In a recent column in the Atlantic, Noah Smith from Stony Brook University, wrote that "almost everything the Seattle protesters have warned us [in 1999 during the protests against the World Trade Organization] has come to pass, much of it a direct result of the WTO's actions in 2000. [...] they were right: a WTO-led globalization could have been implemented a lot better."
Fast-forward 15 years later, it's like groundhog day: after going through the most serious economic recession since the great depression, the major WTO countries are now embarking on the most widespread liberalization spree, meeting behind closed doors, and worst, away from the WTO building itself keeping those pesky opponents like Brazil, South Africa or India away from the negotiating table.
What's at stake this time around? The liberalization of services.
Having efficient and solid services infrastructure is vital for any economy. But what a powerful group of countries is trying to do at the Trades in Services Agreement (TISA) talks, currently being negotiated in outside of WTO rules, goes beyond "just" trade issues. Current talks include the opening of important public policy issues like financial regulation, immigration, privacy and healthcare.
It's the most ambitious and perhaps dangerous push on liberalizing services that we have seen since the entry into force of the General Agreement on Trade in Services (GATS) in 1995.
Seattle 1999. J Lott / The Seattle Times
A new report by Public Service International (PSI) details how the proposed agreement would lock in privatization of public services and restrict democratically elected governments' ability to regulate in the public interest.
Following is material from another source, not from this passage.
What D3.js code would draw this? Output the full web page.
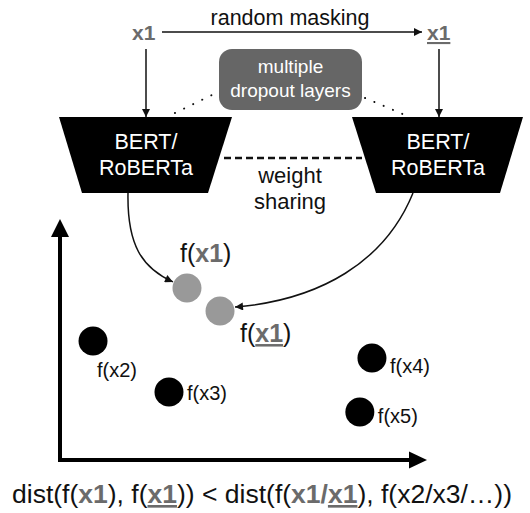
<!DOCTYPE html>
<html>
<head>
<meta charset="utf-8">
<script src="https://cdn.jsdelivr.net/npm/d3@7"></script>
<style>
  body { margin: 0; background: #fff; }
  svg { display: block; font-family: "Liberation Sans", Arial, Helvetica, sans-serif; }
</style>
</head>
<body>
<div id="paper"></div>
<script>
// embedding space points (axis units 0..10)
var pointIds = ['x1', 'x1u', 'x2', 'x3', 'x4', 'x5']
var pointX = [3.46, 4.36, 0.9, 2.97, 8.5, 8.17]
var pointY = [7.14, 6.18, 4.94, 2.82, 4.23, 1.99]
var pointGroup = ['pos', 'pos', 'neg', 'neg', 'neg', 'neg']
var pointLabels = ['x1', 'x1', 'x2', 'x3', 'x4', 'x5']

// encoder boxes
var encoderNames = ['BERT/', 'RoBERTa']

var W = 530, H = 513
var gray = '#6b6b6b', ink = '#111'

var svg = d3.select('#paper')
    .append('svg')
    .attr('width', W)
    .attr('height', H)

var x = d3.scaleLinear().domain([0, 10]).range([60, 427])
var y = d3.scaleLinear().domain([0, 10]).range([460, 219])

var defs = svg.append('defs')
defs.append('marker')
    .attr('id', 'head')
    .attr('viewBox', '0 0 10 10')
    .attr('refX', 10).attr('refY', 5)
    .attr('markerWidth', 10).attr('markerHeight', 8)
    .attr('markerUnits', 'userSpaceOnUse')
    .attr('orient', 'auto')
    .append('path')
    .attr('d', 'M0,0L10,5L0,10Z')
    .attr('fill', ink)

// ---- top: x1 --random masking--> x1
svg.append('text').attr('x', 290).attr('y', 25)
    .attr('text-anchor', 'middle').attr('font-size', 21.5).attr('fill', ink)
    .text('random masking')

svg.append('line')
    .attr('x1', 162).attr('y1', 32).attr('x2', 422).attr('y2', 32)
    .attr('stroke', ink).attr('stroke-width', 1.5)
    .attr('marker-end', 'url(#head)')

svg.append('text').attr('x', 132).attr('y', 40)
    .attr('font-size', 21).attr('font-weight', 'bold').attr('fill', gray)
    .text('x1')
svg.append('text').attr('x', 427).attr('y', 40)
    .attr('font-size', 21).attr('font-weight', 'bold').attr('fill', gray)
    .attr('text-decoration', 'underline')
    .text('x1')

// down arrows into encoders
;[146, 439].forEach(function(cx) {
    svg.append('line')
        .attr('x1', cx).attr('y1', 49).attr('x2', cx).attr('y2', 117)
        .attr('stroke', ink).attr('stroke-width', 1.5)
        .attr('marker-end', 'url(#head)')
})

// dotted links to dropout box
svg.append('line').attr('x1', 175).attr('y1', 113).attr('x2', 216).attr('y2', 93)
    .attr('stroke', ink).attr('stroke-width', 2)
    .attr('stroke-dasharray', '0.1,10').attr('stroke-linecap', 'round')
svg.append('line').attr('x1', 365).attr('y1', 98).attr('x2', 405).attr('y2', 115)
    .attr('stroke', ink).attr('stroke-width', 2)
    .attr('stroke-dasharray', '0.1,10').attr('stroke-linecap', 'round')

// dropout box
svg.append('rect')
    .attr('x', 219).attr('y', 49).attr('width', 143).attr('height', 61)
    .attr('rx', 13).attr('fill', '#666')
svg.append('text').attr('x', 290.5).attr('y', 73)
    .attr('text-anchor', 'middle').attr('font-size', 19).attr('fill', '#fff')
    .text('multiple')
svg.append('text').attr('x', 290.5).attr('y', 97)
    .attr('text-anchor', 'middle').attr('font-size', 19).attr('fill', '#fff')
    .text('dropout layers')

// encoders (trapezoids)
var encoders = [
    {top: [59, 232], bot: [82, 208], cx: 146},
    {top: [352, 523], bot: [376, 500], cx: 438}
]
encoders.forEach(function(e) {
    svg.append('path')
        .attr('d', d3.line()([[e.top[0], 117], [e.top[1], 117], [e.bot[1], 193], [e.bot[0], 193]]) + 'Z')
        .attr('fill', '#000')
    encoderNames.forEach(function(t, i) {
        svg.append('text').attr('x', e.cx).attr('y', 149 + i * 26)
            .attr('text-anchor', 'middle').attr('font-size', 21.5).attr('fill', '#fff')
            .text(t)
    })
})

// weight sharing
svg.append('line').attr('x1', 224).attr('y1', 158).attr('x2', 362).attr('y2', 158)
    .attr('stroke', ink).attr('stroke-width', 2.5).attr('stroke-dasharray', '7,4')
svg.append('text').attr('x', 290).attr('y', 183)
    .attr('text-anchor', 'middle').attr('font-size', 22).attr('fill', ink)
    .text('weight')
svg.append('text').attr('x', 290).attr('y', 209)
    .attr('text-anchor', 'middle').attr('font-size', 22).attr('fill', ink)
    .text('sharing')

// ---- embedding space axes
svg.append('line')
    .attr('x1', x(0)).attr('y1', y(0) + 2).attr('x2', x(0)).attr('y2', y(10) + 16)
    .attr('stroke', '#000').attr('stroke-width', 4)
svg.append('line')
    .attr('x1', x(0) - 2).attr('y1', y(0)).attr('x2', x(10) - 16).attr('y2', y(0))
    .attr('stroke', '#000').attr('stroke-width', 4)
svg.append('path')
    .attr('d', d3.line()([[x(0), y(10)], [x(0) + 9, y(10) + 18], [x(0) - 9, y(10) + 18]]) + 'Z')
    .attr('fill', '#000')
svg.append('path')
    .attr('d', d3.line()([[x(10), y(0)], [x(10) - 18, y(0) - 8.5], [x(10) - 18, y(0) + 8.5]]) + 'Z')
    .attr('fill', '#000')

// curved arrows from encoders to anchor/positive points
var p0 = [x(pointX[0]), y(pointY[0])]
var p1 = [x(pointX[1]), y(pointY[1])]
svg.append('path')
    .attr('d', 'M128,193 C127,245 142,268 ' + (p0[0] - 14) + ',' + (p0[1] - 6))
    .attr('fill', 'none').attr('stroke', ink).attr('stroke-width', 1.5)
    .attr('marker-end', 'url(#head)')
svg.append('path')
    .attr('d', 'M413,193 C385,262 320,300 ' + (p1[0] + 15) + ',' + (p1[1] - 4))
    .attr('fill', 'none').attr('stroke', ink).attr('stroke-width', 1.5)
    .attr('marker-end', 'url(#head)')

// points
svg.selectAll('circle.pt')
    .data(pointIds)
    .join('circle')
    .attr('class', 'pt')
    .attr('cx', function(d, i) { return x(pointX[i]) })
    .attr('cy', function(d, i) { return y(pointY[i]) })
    .attr('r', 14.5)
    .attr('fill', function(d, i) { return pointGroup[i] == 'pos' ? '#999' : '#000' })

// label placement relative to each point
var labelDx = [-7, 20, 4, 18, 18, 18]
var labelDy = [-26, 31, 36, 8, 15, 11]

pointIds.forEach(function(id, i) {
    var pos = pointGroup[i] == 'pos'
    var t = svg.append('text')
        .attr('x', x(pointX[i]) + labelDx[i])
        .attr('y', y(pointY[i]) + labelDy[i])
        .attr('font-size', pos ? 25 : 20)
        .attr('fill', ink)
    t.append('tspan').text('f(')
    var s = t.append('tspan').text(pointLabels[i])
    if (pos) {
        s.attr('font-weight', 'bold').attr('fill', gray)
        if (id == 'x1u') s.attr('text-decoration', 'underline')
    }
    t.append('tspan').text(')')
})

// ---- bottom inequality
var eq = svg.append('text')
    .attr('x', 262).attr('y', 503)
    .attr('text-anchor', 'middle').attr('font-size', 26.5).attr('fill', ink)
var parts = [
    ['dist(f(', 0], ['x1', 1], ['), f(', 0], ['x1', 2], [')) < dist(f(', 0],
    ['x1/', 1], ['x1', 2], ['), f(x2/x3/\u2026))', 0]
]
parts.forEach(function(p) {
    var s = eq.append('tspan').text(p[0])
    if (p[1] > 0) s.attr('font-weight', 'bold').attr('fill', gray)
    if (p[1] == 2) s.attr('text-decoration', 'underline')
})
</script>
</body>
</html>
Public services, the report continues, are designed to provide vital social and economic necessities - such as health care and education - affordably, universally and on the basis of need. Public services exist because markets will not produce these outcomes.
Now a group of 50 countries have embarked on a mission to liberalize all services globally and excluding key international players like China, India, Brazil and South Africa for fears that those emerging countries would slow them down. The group has even labelled itself the "Really Good Friends of Services".
Aside from a very corny name, here is a list of policies that the group is proposing in their current talks around the TISA:
- Even after the 2008 global financial crisis, the TISA includes talks to further deregulate financial markets, e.g. by diluting exceptions for prudential regulation.
- Despite disturbing revelations about spying and privacy, corporate interests have lobbied negotiators of the TISA to weaken national controls that protect data privacy.
- The TISA will prevent governments from returning public services to public hands when privatization fail.
- Lastly, the TISA promotes the temporary movement of professionals and workers. This means that the TISA would eliminate the legal onus on employers to hire local workers if available.
Incredibly, in the aftermath of the global financial crisis, it is clear that the TISA seeks to further deregulate financial markets and to make matters worst, with such high stakes for people and our planet, talks are being held behind closed doors.
Who in a democratic country will accept their government secretly agreeing to laws that so fundamentally shift power and wealth, bind future governments and restrict their nation's ability to provide for citizens?
These issues are too important to be left to trade negotiators to decide behind closed doors. If our governments have nothing to hide they should immediately release all text under negotiation. After the experience of the last 10 years the public will no longer accept being told that we should trust big business and government -- and not worry ourselves about what we don't know.
These negotiations have been deliberately kept away from the public eye, but if our governments do not want a repeat of Seattle, they need to come clean with whats in the this agreement.